Executive decision guidance
Executives should frame this as an operating model decision rather than a hosting preference. If the strategic priority is agility, standardization, easier upgrades, and lower infrastructure dependency, cloud ERP is usually the stronger direction. If the priority is maximum control over environment, release timing, and specialized technical architecture, on-premise may still be justified. For most mid-market distributors, the practical question is not whether cloud is theoretically better, but whether the organization is ready to adopt more standardized processes and governance in exchange for speed and lower long-term complexity.
- Choose cloud ERP when growth, multi-site visibility, modernization speed, and IT agility are higher priorities than infrastructure control.
- Choose on-premise when specialized operational dependencies, internal hosting mandates, or deep technical control materially outweigh agility benefits.
- Choose Odoo when the business wants a flexible, integrated ERP platform with multiple deployment options and a path to process modernization without enterprise-suite cost levels.

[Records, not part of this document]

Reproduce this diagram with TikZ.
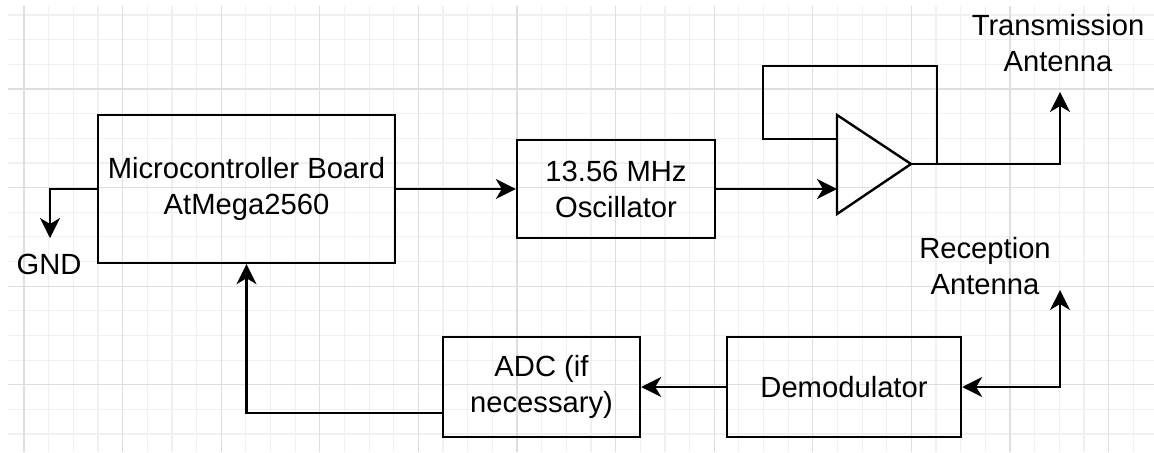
\documentclass[tikz,border=0pt]{standalone}
\usepackage{fontspec}
\setmainfont{Liberation Sans}
\usetikzlibrary{arrows.meta,positioning,calc}
\definecolor{GridMin}{HTML}{F0F0F0}
\definecolor{GridMaj}{HTML}{DEDEDE}

\begin{document}
\begin{tikzpicture}[x=0.5pt, y=-0.5pt,
    blk/.style={draw, line width=1.2pt, inner sep=0pt, align=center,
                font=\fontsize{14.6}{18}\selectfont},
    lbl/.style={inner sep=0pt, align=center,
                font=\fontsize{14.6}{18}\selectfont},
    wire/.style={line width=1.2pt},
    arr/.style={-{Stealth[length=10pt, width=10pt, inset=3pt]}},
    arrboth/.style={{Stealth[length=10pt, width=10pt, inset=3pt]}-{Stealth[length=10pt, width=10pt, inset=3pt]}}]

    \useasboundingbox (0,0) rectangle (1154,452);

    %% background grid
    \begin{scope}
      \clip (8,6) rectangle (1154,452);
      \foreach \ii in {0,...,45}
        \draw[GridMin, line width=0.6pt] (24+\ii*24.65, 6) -- ++(0,446);
      \foreach \jj in {0,...,17}
        \draw[GridMin, line width=0.6pt] (8, 15+\jj*24.65) -- ++(1146,0);
      \foreach \ii in {0,...,11}
        \draw[GridMaj, line width=0.6pt] (24+\ii*98.6, 6) -- ++(0,446);
      \foreach \jj in {0,...,3}
        \draw[GridMaj, line width=0.6pt] (8, 89+\jj*98.6) -- ++(1146,0);
    \end{scope}

    %% blocks
    \node[blk, minimum width=148.5pt, minimum height=74pt]
      (micro) at (246.5,189) {Microcontroller Board\\AtMega2560};
    \node[blk, minimum width=99pt, minimum height=49pt]
      (osc) at (616,189) {13.56 MHz\\Oscillator};
    \node[blk, minimum width=98.5pt, minimum height=50pt]
      (adc) at (541.5,387) {ADC (if\\necessary)};
    \node[blk, minimum width=117pt, minimum height=50pt]
      (demod) at (844,387) {Demodulator};

    %% amplifier
    \coordinate (ampTL) at (837,115);
    \coordinate (ampBL) at (837,214);
    \coordinate (ampTip) at (911,164);
    \coordinate (ampFb) at (837,139);
    \draw[wire, line join=miter] (ampTL) -- (ampTip) -- (ampBL) -- cycle;

    %% labels
    \node[lbl] (gnd) at (49,264) {GND};
    \node[lbl] (txant) at (1058,43) {Transmission\\Antenna};
    \node[lbl] (rxant) at (985,266) {Reception\\Antenna};
    \coordinate (gndEnd) at (50,238);
    \coordinate (txEnd) at (1060,92);
    \coordinate (rxEnd) at (1060,290);
    \coordinate (fbR) at (937,164);

    %% connectors
    \draw[wire, arr] (micro.west) -| (gndEnd);
    \draw[wire, arr] (micro.east) -- (osc.west);
    \draw[wire, arr] (osc.east) -- (osc.east -| ampTL);
    \draw[wire] (ampFb) -| (763,66) -| (fbR);
    \draw[wire, arr] (ampTip) -| (txEnd);
    \draw[wire, arrboth] (demod.east) -| (rxEnd);
    \draw[wire, arr] (demod.west) -- (adc.east);
    \draw[wire, arr] ([yshift=-13pt]adc.west) -| (micro.south);

\end{tikzpicture}
\end{document}
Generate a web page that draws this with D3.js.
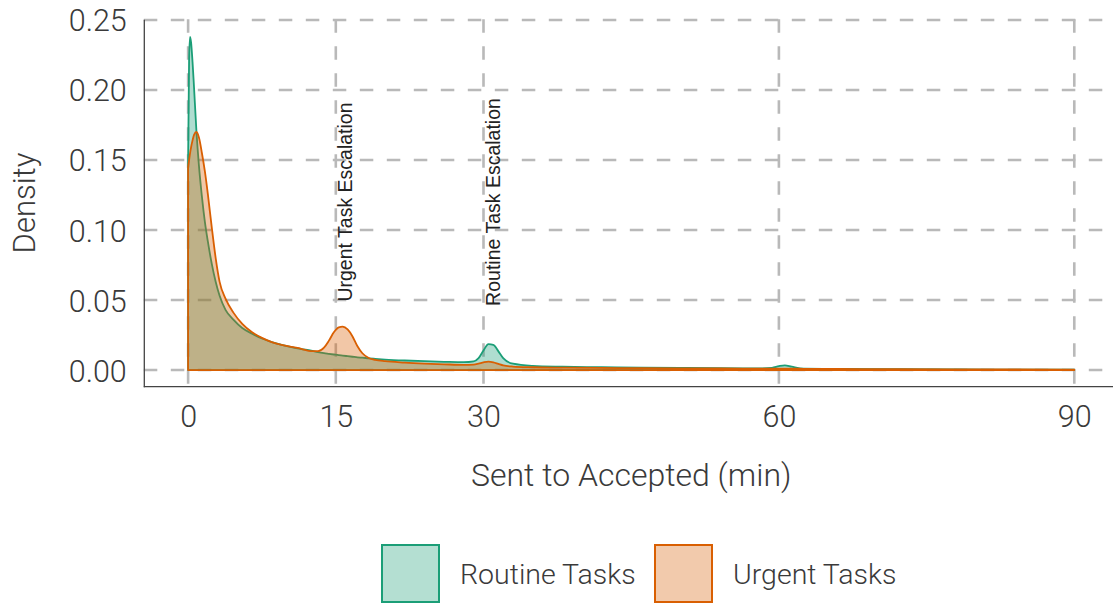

In many distribution environments, the best answer is not ideological. It is architectural and operational. A well-designed Odoo deployment can support either a cloud-first modernization strategy or a more controlled hosting model, provided the implementation is aligned with warehouse realities, integration needs, and long-term support capacity. That is why platform selection should be tied to process fit, TCO discipline, and migration readiness rather than infrastructure preference alone.